Nulla avviene in natura che si possa attribuire a un suo vizio. E ciò anche per una ragione che coniuga profondamente tempo e necessità. Le leggi della natura sono infatti «ubique & semper eadem», “ovunque e sempre le medesime” ma esse prevedono che al proprio interno «ex unis formis in alias mutantur», “ogni cosa si trasformi in altro”, che il divenire sia parte strutturale dell’essere (Ethica, III, praefatio). Gioia e tristezza, ad esempio, sono costituite rispettivamente dalla «transitio a minore ad majorem perfectionem», “il passaggio da una minore a una maggiore perfezione” e dalla «transitio a majore ad minorem perfectionem», “il passaggio da una maggiore a una minore perfezione” (Ethica, III, affectum definitiones II e III).

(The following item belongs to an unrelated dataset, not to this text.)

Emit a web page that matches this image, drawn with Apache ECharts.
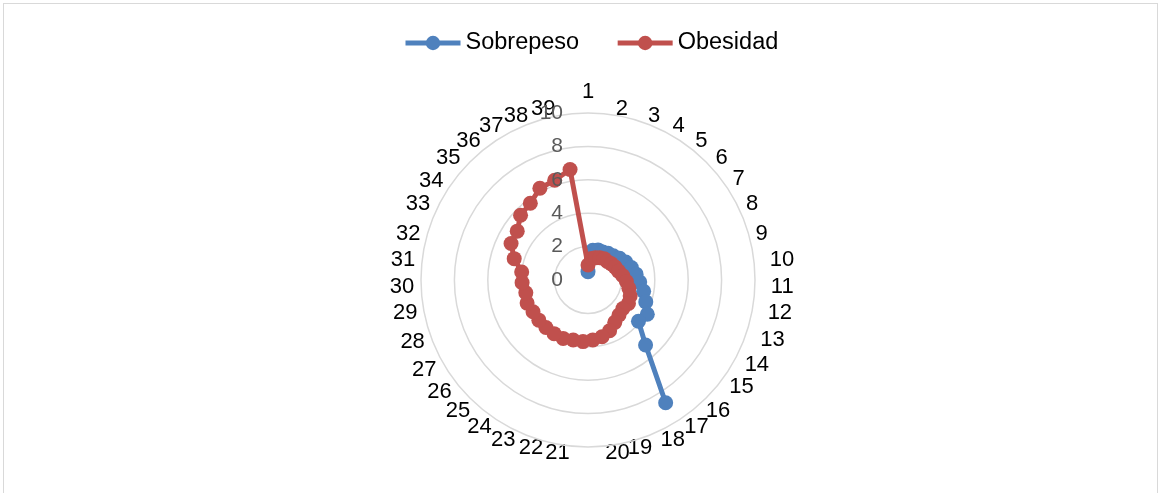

Il tempo si installa nel cuore stesso dell’esistere e del durare di ogni ente: «Conatus, quo unaquæque res in suo esse perseverare conatur, nullam tempus finitum, sed indefinitum involvit», “lo sforzo, col quale ciascuna cosa si sforza di perseverare nel suo essere, non implica alcun tempo finito, ma un tempo indefinito” (Ethica, III, VIII).  E dunque al di là della consuetudine ermeneutica che nello spinozismo vede una filosofia della compattezza, dell’unicità, dell’immobilità, la metafisica di Spinoza è un incessante dinamismo, un conflitto e persino -come sostiene Andrea Sangiacomo- un naufragio.

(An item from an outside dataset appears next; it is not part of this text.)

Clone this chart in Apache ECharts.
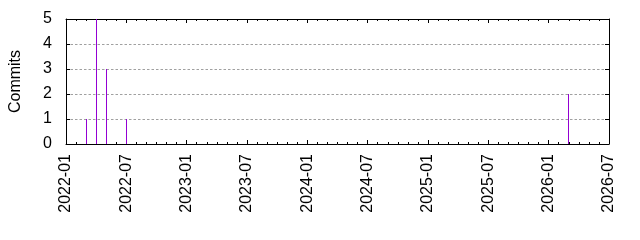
<!DOCTYPE html>
<html>
<head>
<meta charset="utf-8">
<script src="https://cdn.jsdelivr.net/npm/echarts@6/dist/echarts.min.js"></script>
<style>html,body{margin:0;padding:0;background:#fff}#c{width:640px;height:240px}</style>
</head>
<body>
<div id="c"></div>
<script>
var commitMonths = ['2022-03', '2022-04', '2022-05', '2022-07', '2026-03'];
var commitCounts = [1, 5, 3, 1, 2];
var xTickLabels = ['2022-01', '2022-07', '2023-01', '2023-07', '2024-01', '2024-07', '2025-01', '2025-07', '2026-01', '2026-07'];
var yTickLabels = ['0', '1', '2', '3', '4', '5'];

function monthIndex(s) {
  var p = s.split('-'), b = xTickLabels[0].split('-');
  return (parseInt(p[0]) - parseInt(b[0])) * 12 + (parseInt(p[1]) - parseInt(b[1]));
}
var xMax = monthIndex(xTickLabels[xTickLabels.length - 1]);
var data = commitMonths.map(function (m, i) { return [monthIndex(m), commitCounts[i]]; });

var font = 'Liberation Sans, Arial, sans-serif';
var lineStyle = { color: '#000', width: 1 };
function xAxis(pos, show) {
  return {
    type: 'value', position: pos, min: 0, max: xMax, interval: 6,
    axisLine: { show: true, onZero: false, lineStyle: lineStyle },
    axisTick: { show: true, inside: true, length: 4, lineStyle: lineStyle },
    minorTick: { show: true, splitNumber: 6, length: 2, lineStyle: lineStyle },
    splitLine: { show: false },
    axisLabel: {
      show: show, rotate: 90, margin: 10, color: '#000', fontSize: 16, fontFamily: font,
      formatter: function (v) { return xTickLabels[Math.round(v / 6)]; }
    }
  };
}
function yAxis(pos, show) {
  return {
    type: 'value', position: pos, min: 0, max: yTickLabels.length - 1, interval: 1,
    name: show ? 'Commits' : '', nameLocation: 'middle', nameRotate: 90, nameGap: 42,
    nameTextStyle: { color: '#000', fontSize: 16, fontFamily: font },
    axisLine: { show: true, onZero: false, lineStyle: lineStyle },
    axisTick: { show: true, inside: true, length: 4, lineStyle: lineStyle },
    splitLine: { show: show, lineStyle: { color: '#a0a0a0', type: [2.5, 2], width: 1 } },
    axisLabel: {
      show: show, margin: 14, color: '#000', fontSize: 16, fontFamily: font,
      formatter: function (v) { return yTickLabels[v]; }
    }
  };
}

var chart = echarts.init(document.getElementById('c'), null, { renderer: 'canvas' });
chart.setOption({
  animation: false,
  backgroundColor: '#fff',
  grid: { left: 64, right: 31, top: 19, bottom: 96 },
  xAxis: [xAxis('bottom', true), xAxis('top', false)],
  yAxis: [yAxis('left', true), yAxis('right', false)],
  series: [{
    type: 'custom', xAxisIndex: 0, yAxisIndex: 0, data: data,
    encode: { x: 0, y: 1 },
    renderItem: function (params, api) {
      var top = api.coord([api.value(0), api.value(1)]);
      var base = api.coord([api.value(0), 0]);
      return {
        type: 'rect',
        shape: { x: Math.floor(top[0]), y: top[1], width: 1, height: base[1] - top[1] },
        style: { fill: '#9400d3' }
      };
    }
  }]
});
</script>
</body>
</html>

Se la sostanza spinoziana è certo in quanto causa sui fuori dal tempo, la sua struttura è tuttavia anche un procedere senza posa nelle infinite forme degli attributi e nel numero infinito dei modi. Lo spinozismo non può essere ricondotto e ridotto a una pura topologia matematica, in esso vive ed emerge piuttosto la sistole e diastole plotiniana dell’emanazione. In Spinoza tale processo è già tutto racchiuso nel gomitolo dell’essere che rimane sempre compreso e perfetto nella sfera senza tempo della sostanza, e tuttavia la sua vera vita si svolge nel tempo che i modi degli attributi non soltanto producono incessantemente ma, assai di più, nei modi che essi sono.
Se il conatus è tempo -e il conatus è tempo- questo vuol dire che il tempo non è soltanto una mera illusione della mente imperfetta ma è anche la struttura sempre potenziale degli enti, è quello sforzo a perseverare nell’essere che li definisce per intero.
E pertanto la metafisica della Sostanza non esclude il divenire e accoglie piuttosto la differenza ontologica tra l’essere e gli enti: temporali i secondi, onnitemporale il primo. La metafisica spinoziana si tende dentro la materia sino al punto da coglierne certamente la struttura di fondo, la quale è da sempre ed è per sempre, ma che intanto nella complessità sconfinata delle sue modalità è durata che diviene, è anch’essa tempo.
La magnificenza, insensibilità ed eternità del cosmo è per Spinoza e per ogni pensiero davvero materialistico ragione di meditazione e di contemplazione, di autentica gioia. La spinoziana laetitia sorge dal comprendere che al di là della materia organica e sofferente (che costituisce un’eccezione del tutto trascurabile) la materia inorganica è massa ed è energia, è sempre in divenire ed è sempre potenza. Qualcosa che può dare solo pace, finalmente.
Lo spinozismo si conferma in questo modo come una tenace volontà di trovare il mondo perfetto. Spinoza ha in questo ragione per la grandissima parte dell’essere, per quasi tutto il cosmo, la materia, gli astri, le galassie. Si sbaglia soltanto su una piccola, insignificante e quasi inconsistente parte del cosmo, sulla materia organica nella sua forma vivente e animale, la quale essendo intrisa di limite e sofferenza costanti rappresenta il confine ultimo dell’essere, quello nel quale la potenza e perfezione del divino sembra impallidire. Anche questo pallore è il tempo.